Peter Frampton - B.B. King's Blues Club
New York, New York - January 18, 2001 - CD-R2 - Aud 5

Comments: Here's a review from the VH1 site:

 
Peter Frampton
B.B. King's Blues Club, New York
January 18, 2001
By C. Bottomley

Peter Frampton has the best upper teeth in the business, and the 
audience crowded into the posh Times Square club knows this because
the guitarist flashes them often. He smiles as he opens with 
"Somethin's Happening." He beams at longtime associate Bob Mayo as 
the guitarist uses several blistering arpeggios to finish a duel 
with his boss on "(I'll Give You) Money." And the choppers come out
once again when someone yells for "All I Want to Be (Is by Your Side)." 

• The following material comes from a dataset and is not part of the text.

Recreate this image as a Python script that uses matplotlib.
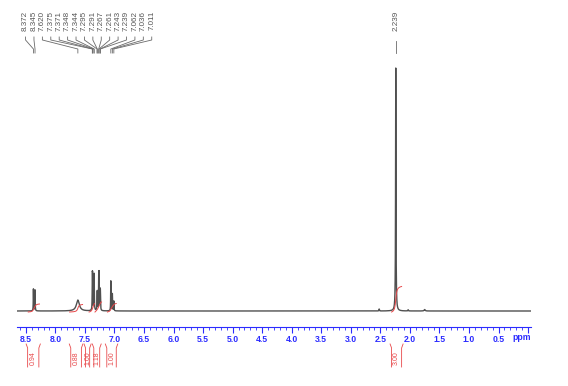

Frampton doesn't play that tune, but for the next hour and a half he
gives this audience what they're paying a buck per onion ring for: the
chance to pretend they were there when he recorded Frampton Comes Alive!
25 years ago. Frampton isn't quite the chest-baring rock god anymore. 
His spectacles and cropped hair give him a professorial air, while the 
plastic trousers are just funny looking. Sure, he's played "Show Me the 
Way" far more times than anyone's ordered B.B.'s Cajun Meatloaf Sandwich 
in this newish joint. But in the last quarter-century he's pulled enough 
jabbering solos off the fingerboard to convince himself this is fun, and 
by the time he charges through Humble Pie's "I Don't Need No Doctor" you 
might want to ask him to undo a few buttons. 

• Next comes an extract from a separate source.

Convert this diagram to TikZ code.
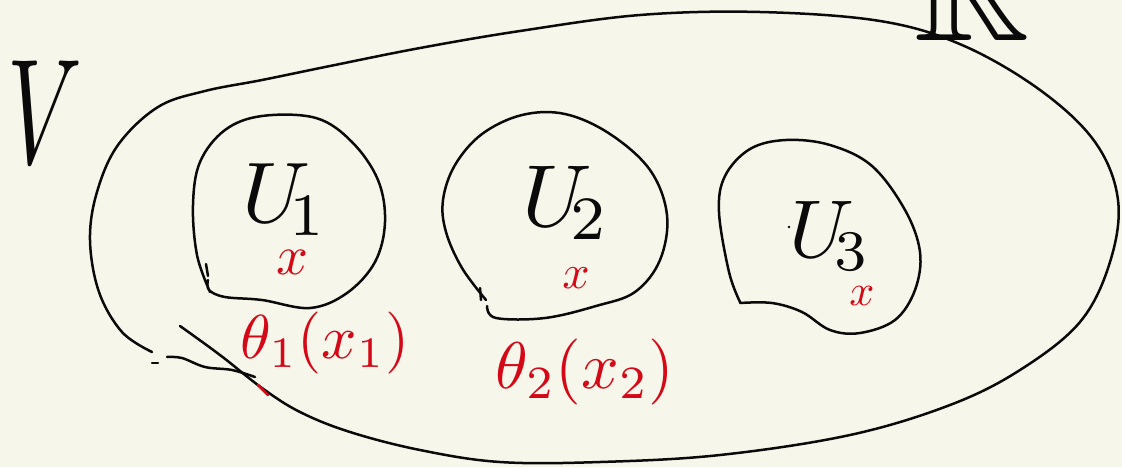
\documentclass[tikz,border=0pt]{standalone}
\usepackage{amssymb}
\usepackage{graphicx}
\definecolor{paper}{RGB}{247,246,235}
\definecolor{ink}{RGB}{10,10,10}
\definecolor{redink}{RGB}{212,8,22}
\begin{document}
\begin{tikzpicture}[x=1pt,y=-1pt,
  stroke/.style={draw=ink,line width=2.5pt,line cap=round,line join=round},
  redstroke/.style={draw=redink,line width=2.5pt,line cap=round,line join=round},
  lbl/.style={text=ink,inner sep=0pt},
  redlbl/.style={text=redink,inner sep=0pt}]
\fill[paper] (0,0) rectangle (1122,467);
\useasboundingbox (0,0) rectangle (1122,467);
% big set (the blob)
\draw[stroke] plot[smooth,tension=0.6] coordinates {(152,352) (122,332) (99,292) (90,240) (97,192) (118,145) (158,107) (205,91) (262,80) (330,66) (420,48) (520,31) (640,15) (760,12) (880,21) (962,45) (1040,90) (1095,142) (1118,200) (1110,262) (1080,322) (1020,370) (950,405) (850,435) (720,455) (600,462) (500,462) (420,450) (350,432) (300,412) (262,388) (220,355) (180,326)};
\draw[stroke] (152,363) -- (158,363);
\draw[stroke] plot[smooth,tension=0.6] coordinates {(167,357) (182,358) (205,367) (232,370) (255,377)};
\draw[redstroke] (258,385) -- (268,395);
% U1 blob
\draw[stroke] plot[smooth,tension=0.6] coordinates {(210,292) (197,255) (193,205) (200,162) (225,130) (262,116) (316,118) (352,142) (378,180) (385,222) (375,262) (347,293) (310,308) (262,300) (225,297) (209,290) (208,280)};
\draw[stroke] (206,264) -- (208,276);
\coordinate (u1) at (288,212);
\node[lbl] (l1) at (285,200) {\scalebox{8.6}{$U_{\!1}$}};
\node[redlbl] (x1) at (292,262) {\scalebox{5.6}{$x$}};
\node[redlbl] (t1) at (325,343) {\scalebox{6.2}{$\theta_{1}(x_{1})$}};
% U2 blob
\draw[stroke] plot[smooth,tension=0.6] coordinates {(486,300) (462,268) (446,232) (443,200) (455,165) (482,134) (522,115) (565,114) (610,134) (650,170) (667,215) (660,260) (635,292) (596,306) (545,318) (496,318) (487,306)};
\draw[stroke] (480,288) -- (481,300);
\coordinate (u2) at (555,215);
\node[lbl] (l2) at (566,203) {\scalebox{8.8}{$U_{\!2}$}};
\node[redlbl] (x2) at (576,278) {\scalebox{4.8}{$x$}};
\node[redlbl] (t2) at (585,372) {\scalebox{6.6}{$\theta_{2}(x_{2})$}};
% U3 blob
\draw[stroke] plot[smooth,tension=0.6] coordinates {(740,302) (729,272) (719,212) (725,176) (750,149) (786,140) (830,145) (872,166) (905,210) (920,252) (915,290) (895,320) (860,333) (830,330) (802,312) (772,303) (740,303)};
\coordinate (u3) at (820,235);
\node[lbl] (l3) at (830,236) {\scalebox{8.2}{$U_{\!3}$}};
\fill[ink] (789,227) circle (1.3);
\node[redlbl] (x3) at (862,296) {\scalebox{4.4}{$x$}};
% V and R
\node[lbl] (v) at (45,112) {\scalebox{9.3}[15]{$V$}};
\node[lbl,anchor=base] (r) at (972,40) {\scalebox{16}{$\mathbb{R}$}};
\end{tikzpicture}
\end{document}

He lets his guard down only twice. When he sings "Islands in the sun/ 
Wish I could buy one/ Out of season" on a beautiful rendition of "Baby I
Love Your Way," the sentiment is as plaintive as it is real. It happens 
again on a blues called "Can't Take That Away," from 1995's Peter 
Frampton. The groove is ordinary, but the prosaic lyrics indicate how 
Frampton's priorities have shifted since Comes Alive was the best-selling
record on the planet. In a warm growl he wonders about what he's lost in
this lifetime. Then he gets everyone - including the table in "Frampton's
Family of Friends" T-shirts - to sing along. 

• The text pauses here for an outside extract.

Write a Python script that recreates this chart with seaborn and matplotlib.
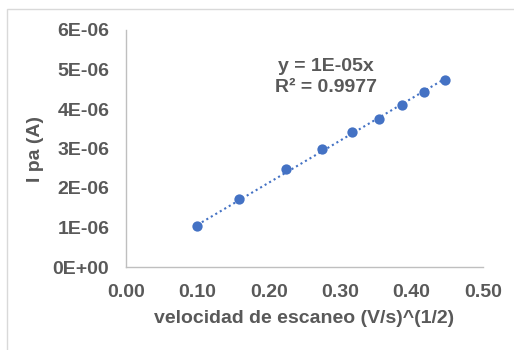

Even the mammoth excursion of "Do You Feel Like We Do" has metamorphosed
into vaudeville, complete with hand-clapping routines, a silly walk across
the stage, band introductions, and a few bars of "Thank You (Falettinme 
Be Mice Elf Again)" passed through the talkbox. But the band is 
comfortable with that. Bassist John Regen flips his guitar over to show 
the audience the sign he has stuck on underneath. It reads: "Applause." 
We do so dutifully. Because sometimes the familiar can be fun, too.